# Accès iCloud Drive depuis Linux



## hirtrey (20 Janvier 2020)

Bonjour, tout est dans le titre. Je veux sauvegarder des données depuis un NAS vers iCloud. ( je veux faire du rsync )

Actuellement je suis obligé de passé par le Mac pour le faire donc celui ci doit toujours être allumé.

Merci


----------



## ericse (20 Janvier 2020)

Bonjour, 
Je n’ai jamais entendu parler d’accès à iCloud depuis Linux. Mais surtout iCloud n’est pas un Cloud de stockage (comme peut l’être Dropbox ou Amazon) mais un cloud de synchronisation entre iDevices. L’utiliser en stockage est possible mais présente plein d’inconvénients (réplication des données sur tous les appareils, risque d’effacement total en cas de fausse manip sur un seul des appareils,...)


----------



## hirtrey (20 Janvier 2020)

iCloud est un espace de stockage que  tu l’utilises à ta convenance. J’ai le forfait 2To et je n’utilise que 300 Go donc 1,7 To de perdu ou que je peux récupérer pour autre chose.

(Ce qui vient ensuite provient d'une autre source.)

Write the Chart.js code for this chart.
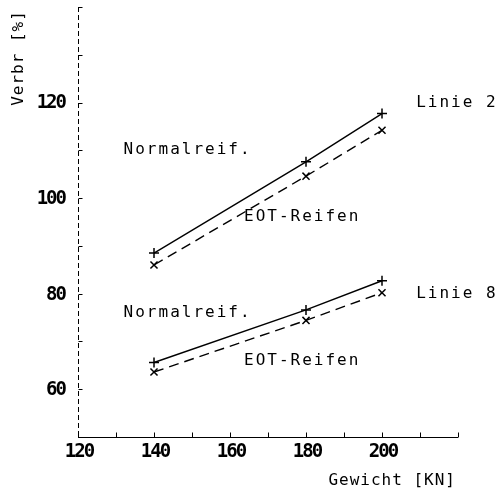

La partie synchronisation des données est dans des répertoires de type « com.xxxx». Je ne touche jamais à ces répertoires mais j’utilise vraiment le répertoire « iCloud Drive » celui que tu vois dans le Finder et que tu utilises pour poser des fichiers. Toi tu utilises cette espace avec le Finder ou les applications pour sauvegarde les fichiers, moi je vais la même chose mais avec rsync. 
Même utilisation, application différente.


----------



## edenpulse (20 Janvier 2020)

iCloud ne propose pas d'API ou de moyen de s'y connecter en FTP/SSH/Webdav etc...du coup ce n'est pas possible.


----------



## ericse (20 Janvier 2020)

hirtrey a dit:


> iCloud est un espace de stockage que tu l’utilises à ta convenance.


Pas vraiment en fait, car Apple en défini les règles d'utilisation. Dans ton cas par exemple, si tu arrivais à remplir les 1.7 To restants, ils seraient automatiquement downloadés sur tous tes appareils (Mac, iPhone, iPad) tant qu'il y reste de la place. Et si tu venais à effacer par erreur des fichiers depuis ton tél, ils seraient effacés de tous les stockages, Mac et Cloud compris : pas super pour un backup...
Bref, comme je disais : "L’utiliser en stockage est possible mais présente plein d’inconvénients"


----------



## hirtrey (20 Janvier 2020)

La seule contrainte côté apple est la taille des fichiers qui ne doit pas dépasser les 50G. Pour le dépassement de capacité, je n’ai pas vu chez Apple aucune référence à cette fonction de download de tout les Document sur mes machines ou téléphone. 

Concernant le téléphone ou l’iPad le répertoire n’est pas accessible. Je l’avais nommé “.dir“. Par sécurité je l’ai déplacé au dessus. Il n’est plus du tout accessible. Même depuis le Mac sauf à connaître le chemin d’accès exact

Le seul gros inconvénient pour l’instant c’est que mon mac soit resté allumé


----------